#### GIVEN EXERCISE
Write out the full set of records exactly. Any pictures in them do not belong in the copy.

#### DATA FOR THIS TASK
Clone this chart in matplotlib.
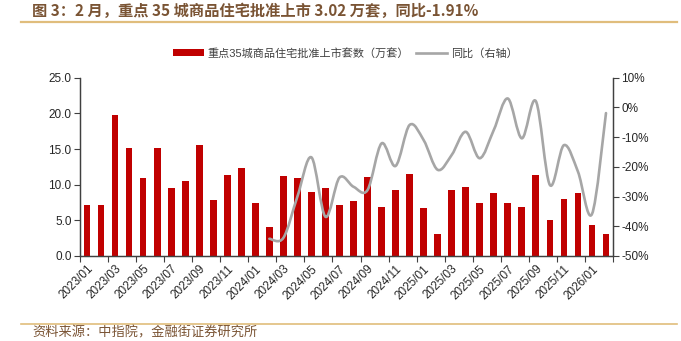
import numpy as np
import matplotlib
matplotlib.use("Agg")
import matplotlib.pyplot as plt
from matplotlib.path import Path
from matplotlib.patches import PathPatch, Patch
from matplotlib.lines import Line2D
from matplotlib.ticker import FuncFormatter

plt.rcParams['font.family'] = ['Liberation Sans', 'Noto Sans CJK SC', 'DejaVu Sans']

# ---- data ----
months = ['2023/01', '2023/02', '2023/03', '2023/04', '2023/05', '2023/06',
          '2023/07', '2023/08', '2023/09', '2023/10', '2023/11', '2023/12',
          '2024/01', '2024/02', '2024/03', '2024/04', '2024/05', '2024/06',
          '2024/07', '2024/08', '2024/09', '2024/10', '2024/11', '2024/12',
          '2025/01', '2025/02', '2025/03', '2025/04', '2025/05', '2025/06',
          '2025/07', '2025/08', '2025/09', '2025/10', '2025/11', '2025/12',
          '2026/01', '2026/02']

# approved listings of commodity housing, 35 key cities (10k units)
supply = [7.2, 7.1, 19.8, 15.2, 10.9, 15.2, 9.5, 10.5, 15.5, 7.85, 11.4, 12.3,
          7.5, 4.0, 11.2, 10.9, 9.0, 9.6, 7.2, 7.7, 11.1, 6.9, 9.2, 11.5,
          6.7, 3.08, 9.25, 9.7, 7.5, 8.8, 7.4, 6.9, 11.35, 5.1, 8.0, 8.9,
          4.35, 3.02]

# year-over-year change (%), available from 2024/02 onward
yoy_start = 13
yoy = [-44.2, -43.9, -30.0, -16.8, -36.8, -23.6, -26.7, -27.8, -12.1, -19.7,
       -5.9, -11.0, -21.0, -16.0, -8.2, -17.1, -7.6, 3.0, -10.4, 2.1,
       -26.1, -12.7, -21.6, -35.9, -1.91]

title = '图 3：2 月，重点 35 城商品住宅批准上市 3.02 万套，同比-1.91%'
bar_label = '重点35城商品住宅批准上市套数（万套）'
line_label = '同比（右轴）'
source = '资料来源：中指院，金融街证券研究所'

BAR_RED = '#c00000'
LINE_GRAY = '#a6a6a6'
BROWN = '#7a5434'
GOLD = '#e0bd7c'
AXIS = '#404040'


def smooth_path(xs, ys):
    """Catmull-Rom style cubic Bezier through the points."""
    pts = np.column_stack([xs, ys]).astype(float)
    n = len(pts)
    verts = [pts[0]]
    codes = [Path.MOVETO]
    for i in range(n - 1):
        p0 = pts[i - 1] if i > 0 else pts[i]
        p1 = pts[i]
        p2 = pts[i + 1]
        p3 = pts[i + 2] if i + 2 < n else pts[i + 1]
        c1 = p1 + (p2 - p0) / 6.0
        c2 = p2 - (p3 - p1) / 6.0
        verts += [c1, c2, p2]
        codes += [Path.CURVE4] * 3
    return Path(verts, codes)


fig = plt.figure(figsize=(6.81, 3.41), dpi=100)
ax = fig.add_axes([80 / 681, 1 - 256 / 341, (613 - 80) / 681, (256 - 77.7) / 341])
ax2 = ax.twinx()

x = np.arange(len(months))
ax.bar(x, supply, width=0.48, color=BAR_RED, zorder=2)
ax.set_xlim(-0.5, len(months) - 0.5)
ax.set_ylim(0, 25)
ax.set_yticks(np.arange(0, 25.1, 5))
ax.yaxis.set_major_formatter(FuncFormatter(lambda v, p: f'{v:.1f}'))

# category labels every two months; tick marks sit on category boundaries
ax.set_xticks(x[::2])
ax.set_xticklabels(months[::2], rotation=45, ha='right', va='top',
                   rotation_mode='anchor', fontsize=8.5, color='#262626')
ax.set_xticks(np.arange(-0.5, len(months), 2), minor=True)
ax.tick_params(axis='x', which='major', length=0, pad=5)
ax.tick_params(axis='x', which='minor', length=4, width=0.8, color=AXIS, direction='out')
ax.tick_params(axis='y', length=4, width=0.8, color=AXIS, labelsize=8.5,
               labelcolor='#262626', pad=2)

ax2.set_ylim(-50, 10)
ax2.set_yticks(np.arange(-50, 10.1, 10))
ax2.yaxis.set_major_formatter(FuncFormatter(lambda v, p: f'{v:.0f}%'))
ax2.tick_params(axis='y', length=4, width=0.8, color=AXIS, labelsize=8.5,
                labelcolor='#262626', pad=2)

yoy_x = np.arange(yoy_start, yoy_start + len(yoy))
ax2.add_patch(PathPatch(smooth_path(yoy_x, yoy), fill=False, edgecolor=LINE_GRAY,
                        lw=1.9, capstyle='round', joinstyle='round', zorder=3))

for a in (ax, ax2):
    a.spines['top'].set_visible(False)
    for s in ('left', 'right', 'bottom'):
        a.spines[s].set_color(AXIS)
        a.spines[s].set_linewidth(0.9)

# legend
handles = [Patch(facecolor=BAR_RED, edgecolor='none'),
           Line2D([0], [0], color=LINE_GRAY, lw=1.9)]
fig.legend(handles, [bar_label, line_label], loc='center',
           bbox_to_anchor=(345 / 681, 1 - 53 / 341), ncol=2, frameon=False,
           fontsize=8, handlelength=2.8, handleheight=0.7, columnspacing=0.6,
           handletextpad=0.35, labelcolor='#404040')

# title, rules and source note
fig.text(32 / 681, 1 - 11 / 341, title, fontsize=11, fontweight='bold', color=BROWN,
         ha='left', va='center', family=['Noto Sans CJK SC', 'DejaVu Sans'])
fig.add_artist(Line2D([21 / 681, 677 / 681], [1 - 22 / 341] * 2, color=GOLD, lw=1.6))
fig.add_artist(Line2D([21 / 681, 677 / 681], [1 - 324 / 341] * 2, color=GOLD, lw=1.2))
fig.text(32 / 681, 1 - 333 / 341, source, fontsize=9.5, color=BROWN,
         ha='left', va='center', family=['Noto Sans CJK SC', 'DejaVu Sans'])

fig.savefig('out.png', dpi=100)
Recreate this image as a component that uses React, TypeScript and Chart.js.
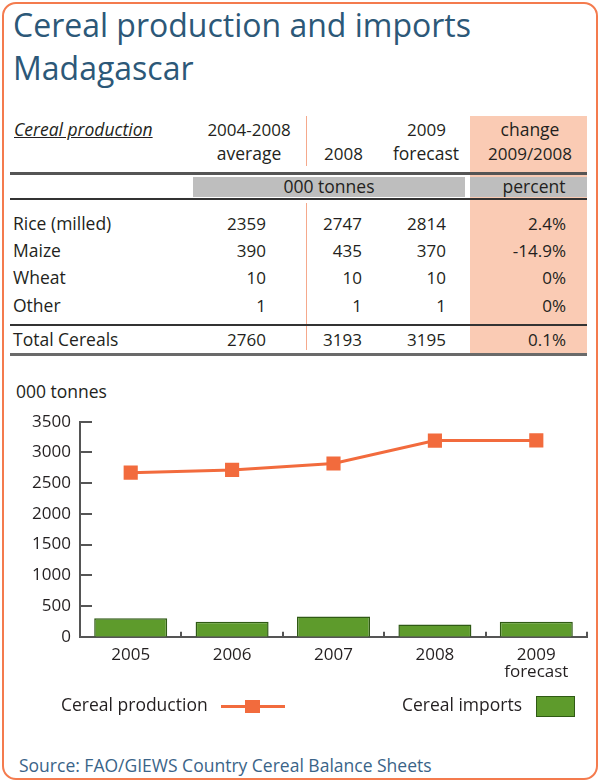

#### COMPLETED TASK
Clone this chart in matplotlib.
import numpy as np
import matplotlib
matplotlib.use("Agg")
import matplotlib.pyplot as plt
from matplotlib.path import Path
from matplotlib.patches import PathPatch, Patch
from matplotlib.lines import Line2D
from matplotlib.ticker import FuncFormatter

plt.rcParams['font.family'] = ['Liberation Sans', 'Noto Sans CJK SC', 'DejaVu Sans']

# ---- data ----
months = ['2023/01', '2023/02', '2023/03', '2023/04', '2023/05', '2023/06',
          '2023/07', '2023/08', '2023/09', '2023/10', '2023/11', '2023/12',
          '2024/01', '2024/02', '2024/03', '2024/04', '2024/05', '2024/06',
          '2024/07', '2024/08', '2024/09', '2024/10', '2024/11', '2024/12',
          '2025/01', '2025/02', '2025/03', '2025/04', '2025/05', '2025/06',
          '2025/07', '2025/08', '2025/09', '2025/10', '2025/11', '2025/12',
          '2026/01', '2026/02']

# approved listings of commodity housing, 35 key cities (10k units)
supply = [7.2, 7.1, 19.8, 15.2, 10.9, 15.2, 9.5, 10.5, 15.5, 7.85, 11.4, 12.3,
          7.5, 4.0, 11.2, 10.9, 9.0, 9.6, 7.2, 7.7, 11.1, 6.9, 9.2, 11.5,
          6.7, 3.08, 9.25, 9.7, 7.5, 8.8, 7.4, 6.9, 11.35, 5.1, 8.0, 8.9,
          4.35, 3.02]

# year-over-year change (%), available from 2024/02 onward
yoy_start = 13
yoy = [-44.2, -43.9, -30.0, -16.8, -36.8, -23.6, -26.7, -27.8, -12.1, -19.7,
       -5.9, -11.0, -21.0, -16.0, -8.2, -17.1, -7.6, 3.0, -10.4, 2.1,
       -26.1, -12.7, -21.6, -35.9, -1.91]

title = '图 3：2 月，重点 35 城商品住宅批准上市 3.02 万套，同比-1.91%'
bar_label = '重点35城商品住宅批准上市套数（万套）'
line_label = '同比（右轴）'
source = '资料来源：中指院，金融街证券研究所'

BAR_RED = '#c00000'
LINE_GRAY = '#a6a6a6'
BROWN = '#7a5434'
GOLD = '#e0bd7c'
AXIS = '#404040'


def smooth_path(xs, ys):
    """Catmull-Rom style cubic Bezier through the points."""
    pts = np.column_stack([xs, ys]).astype(float)
    n = len(pts)
    verts = [pts[0]]
    codes = [Path.MOVETO]
    for i in range(n - 1):
        p0 = pts[i - 1] if i > 0 else pts[i]
        p1 = pts[i]
        p2 = pts[i + 1]
        p3 = pts[i + 2] if i + 2 < n else pts[i + 1]
        c1 = p1 + (p2 - p0) / 6.0
        c2 = p2 - (p3 - p1) / 6.0
        verts += [c1, c2, p2]
        codes += [Path.CURVE4] * 3
    return Path(verts, codes)


fig = plt.figure(figsize=(6.81, 3.41), dpi=100)
ax = fig.add_axes([80 / 681, 1 - 256 / 341, (613 - 80) / 681, (256 - 77.7) / 341])
ax2 = ax.twinx()

x = np.arange(len(months))
ax.bar(x, supply, width=0.48, color=BAR_RED, zorder=2)
ax.set_xlim(-0.5, len(months) - 0.5)
ax.set_ylim(0, 25)
ax.set_yticks(np.arange(0, 25.1, 5))
ax.yaxis.set_major_formatter(FuncFormatter(lambda v, p: f'{v:.1f}'))

# category labels every two months; tick marks sit on category boundaries
ax.set_xticks(x[::2])
ax.set_xticklabels(months[::2], rotation=45, ha='right', va='top',
                   rotation_mode='anchor', fontsize=8.5, color='#262626')
ax.set_xticks(np.arange(-0.5, len(months), 2), minor=True)
ax.tick_params(axis='x', which='major', length=0, pad=5)
ax.tick_params(axis='x', which='minor', length=4, width=0.8, color=AXIS, direction='out')
ax.tick_params(axis='y', length=4, width=0.8, color=AXIS, labelsize=8.5,
               labelcolor='#262626', pad=2)

ax2.set_ylim(-50, 10)
ax2.set_yticks(np.arange(-50, 10.1, 10))
ax2.yaxis.set_major_formatter(FuncFormatter(lambda v, p: f'{v:.0f}%'))
ax2.tick_params(axis='y', length=4, width=0.8, color=AXIS, labelsize=8.5,
                labelcolor='#262626', pad=2)

yoy_x = np.arange(yoy_start, yoy_start + len(yoy))
ax2.add_patch(PathPatch(smooth_path(yoy_x, yoy), fill=False, edgecolor=LINE_GRAY,
                        lw=1.9, capstyle='round', joinstyle='round', zorder=3))

for a in (ax, ax2):
    a.spines['top'].set_visible(False)
    for s in ('left', 'right', 'bottom'):
        a.spines[s].set_color(AXIS)
        a.spines[s].set_linewidth(0.9)

# legend
handles = [Patch(facecolor=BAR_RED, edgecolor='none'),
           Line2D([0], [0], color=LINE_GRAY, lw=1.9)]
fig.legend(handles, [bar_label, line_label], loc='center',
           bbox_to_anchor=(345 / 681, 1 - 53 / 341), ncol=2, frameon=False,
           fontsize=8, handlelength=2.8, handleheight=0.7, columnspacing=0.6,
           handletextpad=0.35, labelcolor='#404040')

# title, rules and source note
fig.text(32 / 681, 1 - 11 / 341, title, fontsize=11, fontweight='bold', color=BROWN,
         ha='left', va='center', family=['Noto Sans CJK SC', 'DejaVu Sans'])
fig.add_artist(Line2D([21 / 681, 677 / 681], [1 - 22 / 341] * 2, color=GOLD, lw=1.6))
fig.add_artist(Line2D([21 / 681, 677 / 681], [1 - 324 / 341] * 2, color=GOLD, lw=1.2))
fig.text(32 / 681, 1 - 333 / 341, source, fontsize=9.5, color=BROWN,
         ha='left', va='center', family=['Noto Sans CJK SC', 'DejaVu Sans'])

fig.savefig('out.png', dpi=100)
Recreate this image as a component that uses React, TypeScript and Chart.js.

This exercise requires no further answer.